Green Mama, a line of soap and beauty products, has been aggressively
grabbing market share away from imports since devaluation gave it a huge
price advantage, Neschadin says. ‘This is particularly encouraging,
since the reputation of Soviet-made cosmetics and bath products was the
most dismal of all,’ he says. ‘If they can come back in this
field, anything is possible.’ Dumplings snatched up

Another example is the Biryulevsky meatpacking plant, which began
producing frozen pelmeny, traditional Siberian-style meat dumplings, a
couple of years ago. Seldom seen in Soviet times, except in homemade
form, pelmeny served with sour cream is an ample meal in itself.

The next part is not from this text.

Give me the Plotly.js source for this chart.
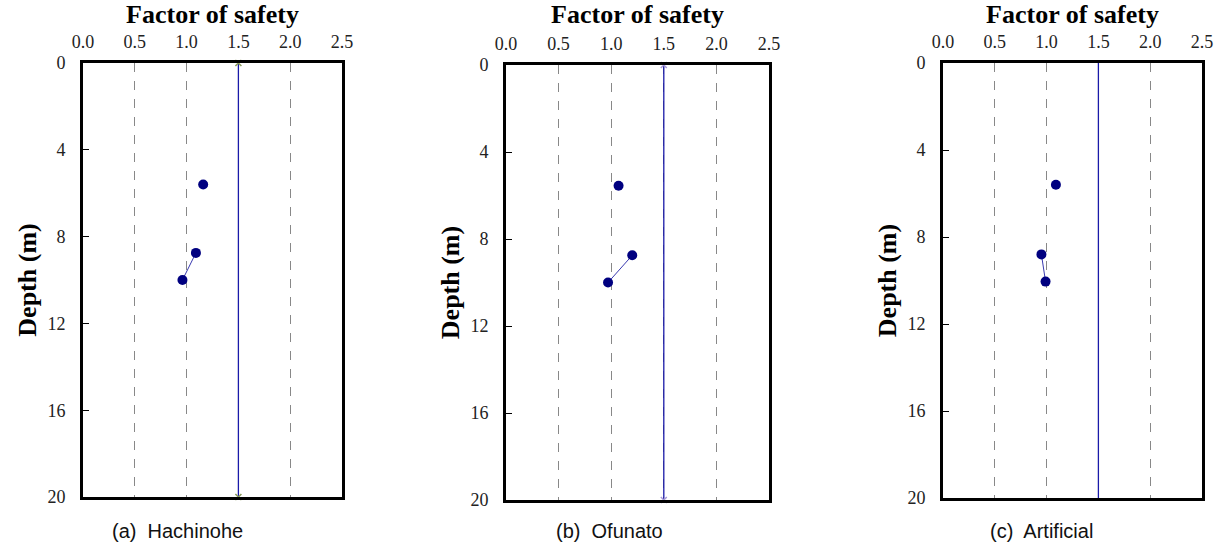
<!DOCTYPE html>
<html>
<head>
<meta charset="utf-8">
<script src="https://cdn.plot.ly/plotly-3.0.1.min.js"></script>
<style>html,body{margin:0;padding:0;background:#fff}#chart{width:1219px;height:547px}</style>
</head>
<body>
<div id="chart"></div>
<script>
// Data
const panelCaptions = ["(a)  Hachinohe", "(b)  Ofunato", "(c)  Artificial"];
const depthA = [5.6, 8.75, 10.0];
const fsA    = [1.16, 1.09, 0.96];
const depthB = [5.55, 8.75, 10.0];
const fsB    = [1.07, 1.20, 0.97];
const depthC = [5.6, 8.8, 10.05];
const fsC    = [1.09, 0.95, 0.99];
const limitFS = [1.5, 1.5];
const limitDepth = [0, 20];
const xTickVals = [0.0, 0.5, 1.0, 1.5, 2.0, 2.5];
const xTickText = ["0.0", "0.5", "1.0", "1.5", "2.0", "2.5"];
const yTickVals = [0, 4, 8, 12, 16, 20];

const panels = [
  {depth: depthA, fs: fsA, xd: [83/1219, 342/1219], yd: [1-497/547, 1-63/547], endMarkers: true, endColor: '#8a9a5b'},
  {depth: depthB, fs: fsB, xd: [506/1219, 769/1219], yd: [1-500/547, 1-65/547], endMarkers: true, endColor: '#a89ad8'},
  {depth: depthC, fs: fsC, xd: [943/1219, 1202/1219], yd: [1-498/547, 1-63/547], endMarkers: false, endColor: '#1a1aa8'}
];

const serif = '"Liberation Serif"';
const traces = [];
const layout = {
  width: 1219, height: 547,
  margin: {l: 0, r: 0, t: 0, b: 0},
  paper_bgcolor: '#fff', plot_bgcolor: '#fff',
  showlegend: false,
  annotations: []
};

panels.forEach((p, i) => {
  const n = i === 0 ? '' : String(i + 1);
  const xa = 'x' + n, ya = 'y' + n;
  traces.push({
    x: limitFS, y: limitDepth, xaxis: xa, yaxis: ya,
    mode: p.endMarkers ? 'lines+markers' : 'lines',
    line: {color: '#1a1aa8', width: 1.3},
    marker: {symbol: 'x-thin', size: 6, line: {color: p.endColor, width: 1.5}, color: p.endColor},
    cliponaxis: false, hoverinfo: 'skip'
  });
  traces.push({
    x: p.fs.slice(1), y: p.depth.slice(1), xaxis: xa, yaxis: ya,
    mode: 'lines', line: {color: '#3a3ab0', width: 1}
  });
  traces.push({
    x: p.fs, y: p.depth, xaxis: xa, yaxis: ya,
    mode: 'markers', marker: {color: '#000080', size: 10}
  });

  layout['xaxis' + n] = {
    domain: p.xd, anchor: ya, side: 'top', range: [0, 2.5],
    tickvals: xTickVals, ticktext: xTickText, ticks: '',
    tickfont: {family: serif, size: 18, color: '#222'}, ticklabelstandoff: 5,
    showgrid: true, gridcolor: '#888', griddash: 'dash', gridwidth: 1,
    zeroline: false, showline: true, linecolor: '#000', linewidth: 3, mirror: true,
    title: {text: '<b>Factor of safety</b>', font: {family: serif, size: 26, color: '#000'}, standoff: 4},
    fixedrange: true
  };
  layout['yaxis' + n] = {
    domain: p.yd, anchor: xa, range: [20, 0],
    tickvals: yTickVals, ticks: 'inside', ticklen: 6, tickcolor: '#000', tickwidth: 1,
    tickfont: {family: serif, size: 18, color: '#222'}, ticklabelstandoff: 11,
    showgrid: false, zeroline: false, showline: true, linecolor: '#000', linewidth: 3, mirror: true,
    title: {text: '<b>Depth (m)</b>', font: {family: serif, size: 26, color: '#000'}, standoff: 4},
    fixedrange: true
  };
  layout.annotations.push({
    xref: 'paper', yref: 'paper',
    x: [178/1219, 609/1219, 1041/1219][i], y: 1 - 531/547,
    text: panelCaptions[i], showarrow: false,
    font: {family: '"Liberation Sans"', size: 20, color: '#111'},
    xanchor: 'center', yanchor: 'middle'
  });
});

Plotly.newPlot('chart', traces, layout, {staticPlot: true, displayModeBar: false});
</script>
</body>
</html>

‘There aren’t many good quality frozen or tinned Russian foods
on the market, but when they appear people snap them up,’ says Vera
Khaliulina, manager of the Shabalovka grocery shop in downtown Moscow.
‘It shows Russian products can compete.’

But some foreign companies that started operations in Russia are now
cutting back or leaving altogether. One of the Gorbachev-era pioneers in
the new Eastern market, Pizza Hut, announced recently that it will sell
its two downtown Moscow outlets and pull out by the end of this year.

One exception to this trend – which might prove the rule – is the
hamburger giant McDonald’s, which has opened four new restaurants in
Russia since the August crisis and plans to more than double the total
number to 100 by the turn of the century.

Buying in rubles

‘When we entered this market a decade ago, we realized we had to
integrate into the domestic economy and find Russian sources for
everything we make,’ says Glen Steeves, the Canadian managing
director of McDonald’s-Russia. Today, he says, about 80 percent of the
chain’s products are grown and processed locally.

‘The fact that most of our inputs are measured in rubles has
insulated us from the shock of devaluation,’ he says. ‘Our
prices have risen somewhat, but in dollar terms they have fallen.